Banyak anggapan orang bahwa benteng sering dijadikan sebagai tempat pertahanan dari serangan musuh, tetapi beda halnya dengan di Benteng Kota, ternyata benteng ini tidak berfungsi sebagai pusat pertahanan tetapi hanya dijadikan sebagai tempat pelintasan, persinggahan dan perlindungan bagi setiap orang yang melakukan perjalanan jauh di wilayah daratan Kesultanan Buton.
Adanya dugaan kebijakan Resettlement masyarakat kampung di seluruh wilayah Buton yang berlaku sekitar tahun 1967-1977 menjadi penyebab warga yang tinggal di kampung kota harus pindah ke daerah pantai yang sekarang didiami warga Desa Lampanairi. Program Resettlement desa merupakan program yang bertujuan memidahkan warga kampung yang berada di pegunungan ke dataran rendah karena perkampungan warga dianggap sulit / susah dijangkau oleh Pemerintah sehingga mengakibatkan pemerintah menginisiasi untuk memindahkan warga kampung yang berada daerah pegunungan ke pesisir pantai. Berpindahnya penduduk tersebut berdampak pada kondisi kampung lama yang terbengkalai dan tidak terurus lagi.
Pada tahun 2021 oleh Pemerintah Desa Lampanairi di bawah kepemimpinan La Ode Syarifudin menginisiasikan untuk menumbuhkan kembali sisa-sisa kebudayaan lama yang dianggap penting dalam mendongkrak pariwisata desa di masa depan sekaligus melestarikan sejarah kebudayaan lokal yang telah lama diabaikan.

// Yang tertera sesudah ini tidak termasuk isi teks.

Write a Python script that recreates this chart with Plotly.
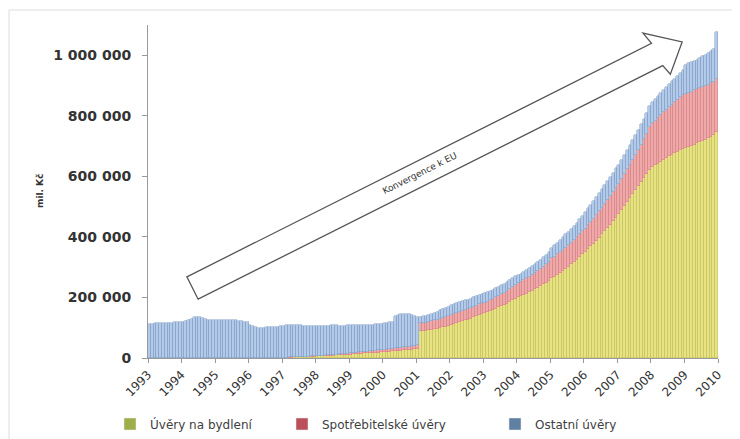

Di Desa Lampanairi memang menyimpan berbagai kekayaan budaya yang perlu dikembangkan, beberapa spot wisata budaya harus diperbaiki bukanlah sesuatu yang mudah dilakukan, harus membutuhkan keseriusan dan perhatian semua pihak utamanya Pemerintah Daerah Kabupaten Buton Selatan, Provinsi Sulawesi Tenggara maupun Pemerintah Pusat untuk menumbuhkan kembali budaya-budaya leluhur yang pernah berjaya di masa dahulu kala. Disamping itu dibutuhkan proses yang panjang untuk merangkai kembali puing-puing sejarah yang telah berserahkan karena selama ini dianggap tidak berharga dan tidak memberikan manfaat.
Kepala Desa Lampanairi mengakui ada beberapa potensi desa yang dijadikan aset desa pada aspek wisata budaya salah satunya adalah cagar budaya desa dari dulu sampai sekarang tidak pernah diperhatikan yang seharusnya mendapatkan atensi besar sebagai peninggalan leluhur orang Buton.